More inclusivity for mothers working in games might help the way the experience of motherhood is portrayed, suggests Sampat. "The way popular culture portrays motherhood is bullshit. We've gotten better, more varied maternal stereotypes in recent years, which means we have different flavors of bullshit now," she says. "I don't know, maybe a lot of guys making media are more influenced by other popular portrayals of moms than they are by their own wives, so we get these copies of copies of copies."
"My motherhood is intense and personal and it's buried deep in the core of me. It's the kind of thing I don't share, which of course means it probably influences every game I make in ways I don't even see," she says. "My indie games are always about things that make me feel vulnerable, and I'm at my most vulnerable as a mother -- but on the other hand, I'm 32, I'm still working through my feelings about being someone else's child and sister too."
Sampat's tabletop game, Deadbolt, is "basically all about creating intimacy and honesty between people," she explains. "It's the first game that I've made that I've thought, you know, I want to play this with my daughters someday. I told my best friend that if I die, he gets Deadbolt, and he has to play it with the girls when they're old enough. I want them to feel like they can be vulnerable, and to understand that there will be a world of love and acceptance waiting for them should they choose to be vulnerable. In that sense, Deadbolt is about motherhood, I guess."
Maher suggests Portal is in many ways "a very good mom game" ("it's also just a very good game"). She also points to Merritt Kopas' Conversations With My Mother ("it's little, but it's beautiful"), and notes the foster-motherhood of Beyond Good and Evil's Jade. "I hope we get more games about moms," she says. "I'd like to see a year of the mom game; I'd like to see moms portrayed as strong, heroic, wise, conflicted, self-interested, talented, selfish -- anything but nurturing or nagging, which seems to be the only two personalities they're allowed in much of media."
In her own work, she and her friend Soha have sketched a small game called Sprout, still in progress, about a single mother-creature living inside vintage photo albums. "We made it at a Mother's Day game jam last year at [Toronto's Dames Making Games] -- little things like that could change things, slowly."
After Glyph Quest, Leanne Bayley is already thinking about games she can make that her child will enjoy. "I think a lot pf people get into games because they have a game in mind that they want to make, and mostly it's a game that they want to play," she says. "Becoming a parent changes how you look at and think about everything so I think it's a natural evolution that I'm now thinking about games we can make for kids. I'm even playing more games for children -- I've been playing a lot of Toca Boca lately!"

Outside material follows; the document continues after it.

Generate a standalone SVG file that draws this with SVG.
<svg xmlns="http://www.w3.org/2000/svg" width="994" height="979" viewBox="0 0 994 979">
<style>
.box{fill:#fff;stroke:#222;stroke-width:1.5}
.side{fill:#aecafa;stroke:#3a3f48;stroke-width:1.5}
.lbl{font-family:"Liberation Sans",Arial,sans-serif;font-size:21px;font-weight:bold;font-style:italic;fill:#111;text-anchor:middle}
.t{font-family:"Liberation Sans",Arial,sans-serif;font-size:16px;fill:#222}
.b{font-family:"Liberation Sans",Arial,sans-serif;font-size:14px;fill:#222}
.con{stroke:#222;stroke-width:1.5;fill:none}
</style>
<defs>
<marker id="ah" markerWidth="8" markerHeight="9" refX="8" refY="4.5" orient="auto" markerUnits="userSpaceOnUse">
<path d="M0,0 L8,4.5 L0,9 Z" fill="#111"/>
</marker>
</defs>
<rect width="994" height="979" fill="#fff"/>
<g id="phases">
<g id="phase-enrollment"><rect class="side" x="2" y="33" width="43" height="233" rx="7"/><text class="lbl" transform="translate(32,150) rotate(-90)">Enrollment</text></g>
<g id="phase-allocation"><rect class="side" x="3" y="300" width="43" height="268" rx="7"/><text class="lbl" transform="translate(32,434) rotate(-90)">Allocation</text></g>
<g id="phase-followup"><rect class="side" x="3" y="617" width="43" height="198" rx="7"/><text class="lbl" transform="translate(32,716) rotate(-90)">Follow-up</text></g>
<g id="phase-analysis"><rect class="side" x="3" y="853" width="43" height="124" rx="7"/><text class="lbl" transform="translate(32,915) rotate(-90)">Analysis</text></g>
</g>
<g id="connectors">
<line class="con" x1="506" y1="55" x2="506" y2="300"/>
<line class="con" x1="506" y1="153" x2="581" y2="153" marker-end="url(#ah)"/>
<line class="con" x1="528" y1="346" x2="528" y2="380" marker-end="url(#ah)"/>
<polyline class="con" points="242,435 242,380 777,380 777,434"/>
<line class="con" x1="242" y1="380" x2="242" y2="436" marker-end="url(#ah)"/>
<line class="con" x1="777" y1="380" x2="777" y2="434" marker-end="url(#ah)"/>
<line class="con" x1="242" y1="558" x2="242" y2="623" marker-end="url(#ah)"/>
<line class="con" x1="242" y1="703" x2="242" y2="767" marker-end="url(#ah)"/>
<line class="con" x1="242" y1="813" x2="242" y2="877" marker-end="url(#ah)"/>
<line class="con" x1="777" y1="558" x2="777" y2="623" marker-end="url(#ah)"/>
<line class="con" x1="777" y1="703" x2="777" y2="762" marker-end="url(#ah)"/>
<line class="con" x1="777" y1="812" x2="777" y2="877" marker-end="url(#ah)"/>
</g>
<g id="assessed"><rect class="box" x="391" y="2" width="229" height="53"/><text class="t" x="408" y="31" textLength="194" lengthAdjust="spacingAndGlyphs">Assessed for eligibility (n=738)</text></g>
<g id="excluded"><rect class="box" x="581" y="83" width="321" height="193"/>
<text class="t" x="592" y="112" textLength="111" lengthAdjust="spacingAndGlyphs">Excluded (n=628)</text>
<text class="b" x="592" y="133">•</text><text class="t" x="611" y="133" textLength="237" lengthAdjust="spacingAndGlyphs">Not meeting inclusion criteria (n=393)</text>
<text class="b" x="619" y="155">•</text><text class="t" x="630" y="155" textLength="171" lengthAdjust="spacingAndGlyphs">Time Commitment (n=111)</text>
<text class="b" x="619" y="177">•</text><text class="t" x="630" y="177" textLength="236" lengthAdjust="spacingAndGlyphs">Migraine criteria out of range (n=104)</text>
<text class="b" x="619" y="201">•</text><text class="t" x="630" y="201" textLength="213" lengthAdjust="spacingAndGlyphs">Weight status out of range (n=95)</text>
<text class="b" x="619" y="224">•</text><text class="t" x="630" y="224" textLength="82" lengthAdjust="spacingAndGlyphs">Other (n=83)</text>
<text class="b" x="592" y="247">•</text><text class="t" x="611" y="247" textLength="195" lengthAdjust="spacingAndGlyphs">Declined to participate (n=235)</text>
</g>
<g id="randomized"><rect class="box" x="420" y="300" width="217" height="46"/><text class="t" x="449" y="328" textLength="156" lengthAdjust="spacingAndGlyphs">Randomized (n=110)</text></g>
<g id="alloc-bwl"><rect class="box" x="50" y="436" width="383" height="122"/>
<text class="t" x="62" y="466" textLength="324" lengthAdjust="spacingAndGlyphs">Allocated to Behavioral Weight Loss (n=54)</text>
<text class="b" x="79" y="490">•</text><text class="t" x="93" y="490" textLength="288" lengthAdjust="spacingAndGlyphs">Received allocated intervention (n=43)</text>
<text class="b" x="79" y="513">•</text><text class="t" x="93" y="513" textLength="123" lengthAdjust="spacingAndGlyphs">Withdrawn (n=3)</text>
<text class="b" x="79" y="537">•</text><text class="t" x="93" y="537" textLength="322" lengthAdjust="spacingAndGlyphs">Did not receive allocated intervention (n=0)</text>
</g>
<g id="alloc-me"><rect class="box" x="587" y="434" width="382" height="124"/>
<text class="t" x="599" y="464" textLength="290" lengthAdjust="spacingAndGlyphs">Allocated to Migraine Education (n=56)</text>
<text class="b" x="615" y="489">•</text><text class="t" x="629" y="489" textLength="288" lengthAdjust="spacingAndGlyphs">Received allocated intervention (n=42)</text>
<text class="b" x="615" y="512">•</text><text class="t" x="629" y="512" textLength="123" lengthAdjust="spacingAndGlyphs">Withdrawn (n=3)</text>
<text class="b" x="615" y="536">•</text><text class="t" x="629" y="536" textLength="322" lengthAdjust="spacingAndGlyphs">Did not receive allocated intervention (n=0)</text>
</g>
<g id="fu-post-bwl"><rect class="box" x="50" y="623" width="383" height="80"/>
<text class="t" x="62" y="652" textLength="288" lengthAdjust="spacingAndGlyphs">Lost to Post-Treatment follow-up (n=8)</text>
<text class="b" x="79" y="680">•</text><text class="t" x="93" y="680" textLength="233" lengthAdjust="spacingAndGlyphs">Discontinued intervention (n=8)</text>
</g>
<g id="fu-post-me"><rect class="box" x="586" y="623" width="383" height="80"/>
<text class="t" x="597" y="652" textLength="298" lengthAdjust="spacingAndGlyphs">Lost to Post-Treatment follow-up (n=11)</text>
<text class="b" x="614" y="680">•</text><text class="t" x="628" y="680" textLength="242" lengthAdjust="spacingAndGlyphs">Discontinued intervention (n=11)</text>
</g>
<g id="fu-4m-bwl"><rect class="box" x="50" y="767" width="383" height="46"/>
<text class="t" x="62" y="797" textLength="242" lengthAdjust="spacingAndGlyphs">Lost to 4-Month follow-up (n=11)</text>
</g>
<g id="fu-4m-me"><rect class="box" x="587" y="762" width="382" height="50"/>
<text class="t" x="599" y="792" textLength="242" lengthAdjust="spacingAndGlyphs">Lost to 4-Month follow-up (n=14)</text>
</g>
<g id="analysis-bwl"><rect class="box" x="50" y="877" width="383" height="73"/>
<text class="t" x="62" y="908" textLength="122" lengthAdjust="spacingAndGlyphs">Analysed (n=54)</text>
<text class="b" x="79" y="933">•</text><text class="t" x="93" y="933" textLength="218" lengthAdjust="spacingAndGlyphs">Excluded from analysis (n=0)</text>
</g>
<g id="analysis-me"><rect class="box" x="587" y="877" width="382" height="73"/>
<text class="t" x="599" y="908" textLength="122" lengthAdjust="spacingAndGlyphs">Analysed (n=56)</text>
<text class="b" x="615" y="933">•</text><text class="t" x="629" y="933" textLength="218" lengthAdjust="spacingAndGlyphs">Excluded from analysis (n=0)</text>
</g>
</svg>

"I hope we can make games that the baby will enjoy playing and learning from as they grow up, and as they become interested in creating and learning new ways of play themselves," says Bayley. She's inspired by collaborations between adults and kids (like the popular "Axe Cop" comic), and hopes the new addition to her family will join their parents in the joy of creating.
Sampat's oldest daughter, age 10, recently started expressing a wish to become a game designer, after some collaborations with her mom. "It just scares me to death," she admits. "I can't even voice why, because I love being a designer, and I couldn't imagine doing anything else. All I can think of is that you always want better for your kids, you know?"
"All I really want is for my kids to grow up to be their own people, so if this is what Gwen wants, I'll support her. But if I want better for my kid, I guess it's my job to make it better."